The only time I ever look back with INSITE is to watch the others trying to catch up.
My biggest complaint with AGTEK, back in 1997, was that you had to digitize elevations around a region to make a subgrade. Unless you were creating a region with a "daylight" around the perimeter, this was very tedious. Right off the bat INSITE solved this problem with their "Quick Stack" subgrade method.
I’m assuming that you want to import a curb line to encompass a paving subgrade.
Are there any other subgrades inside the paving area (add’l landscape islands, another building)??
When you import with INSITE, you can assign it a hierarchy number to either supercede or be subordinate to other subgrades. This is especially useful when you have a huge parking lot with a building in the middle that you have already digitized or imported.
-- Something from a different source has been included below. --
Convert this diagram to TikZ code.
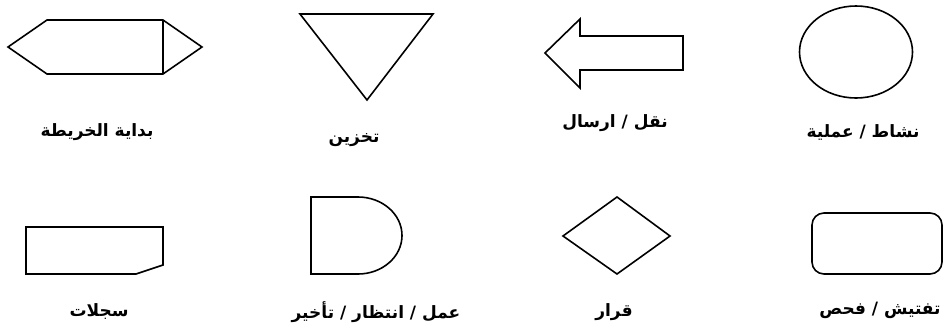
\documentclass[tikz,border=0pt]{standalone}
\usepackage{fontspec}
\newfontfamily\arabicfont[Script=Arabic]{DejaVu Sans}
\TeXXeTstate=1
\begin{document}
\begin{tikzpicture}[x=1pt, y=-1pt,
    shape line/.style={draw, line width=1.6pt, line join=miter},
    lbl/.style={font=\arabicfont\bfseries\fontsize{17}{19}\selectfont, inner sep=0pt}]
    \useasboundingbox (0,0) rectangle (944,327);

    % الصف الأول
    \draw[shape line] (8,47) -- (47,20) -- (163,20) -- (202,47) -- (163,74) -- (47,74) -- cycle;
    \draw[shape line] (163,20) -- (163,74);
    \draw[shape line] (300,14) -- (433,14) -- (367,100) -- cycle;
    \draw[shape line] (545,53) -- (580,19) -- (580,36) -- (683,36) -- (683,70) -- (580,70) -- (580,88) -- cycle;
    \draw[shape line] (856,52) ellipse [x radius=56.5, y radius=46];

    \node[lbl] (start) at (97,132) {\beginR بداية الخريطة\endR};
    \node[lbl] (store) at (354,140) {\beginR تخزين\endR};
    \node[lbl] (move) at (615,123) {\beginR نقل / ارسال\endR};
    \node[lbl] (process) at (863,132) {\beginR نشاط / عملية\endR};

    % الصف الثاني
    \draw[shape line] (26,227) -- (163,227) -- (163,265) -- (136,274) -- (26,274) -- cycle;
    \draw[shape line] (311,197) -- (358,197) arc[start angle=-90, end angle=90, x radius=44, y radius=38.5] -- (311,274) -- cycle;
    \draw[shape line] (617,197) -- (670,236) -- (617,274) -- (563,236) -- cycle;
    \draw[shape line, rounded corners=12pt] (812,213) rectangle (942,274);

    \node[lbl] (records) at (99,312) {\beginR سجلات\endR};
    \node[lbl] (delay) at (376,312) {\beginR عمل / انتظار / تأخير\endR};
    \node[lbl] (decision) at (614,312) {\beginR قرار\endR};
    \node[lbl] (inspect) at (880,310) {\beginR تفتيش / فحص\endR};

\end{tikzpicture}
\end{document}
As far as Dirtmaster’s experience with ease of importing existing vs. proposed contours, my experience is that both are either usable or totally unusable (with all forms of Earthwork Software). The problem is how the draftsman inputs the info in the original CAD File. If contours (existing or proposed) are represented by broken splines with no elevation values, then manual digitizing is probably your only option. Which if that’s the case, the CAD file was never meant to be calculable and an earthwork takeoff is all that more important (how can an engineer be cognizant of a site’s balance if the math was missing from the design in the first place).
However, if the contours are properly represented by polylines with elevations assigned, INSITE will import into either existing or proposed with equal ease. You can edit elevations to splines after import, but sometimes the number of them makes manually digitizing the better effort vs. return.
I can’t remark on AGTEK, as it’s been a while since I have used it.
I have had such bad experiences with PAYDIRT’s technical support (or more specifically lack thereof) that I consider them the industry standard of a good bad example. Of more concern is the fact that you can digitize or import a job twice and get two substantially different volume reports.
In summary, I just want to be specific that of the list of Software mentioned in this thread, all are not the same.
AGTEK rocks if your primary focus is creating a mass diagram for long sections of highway via X-Section input.
INSITE is my choice for getting a large site development project done as accurately and efficiently as possible.
PAYDIRT is my recommendation if you’re my competitor.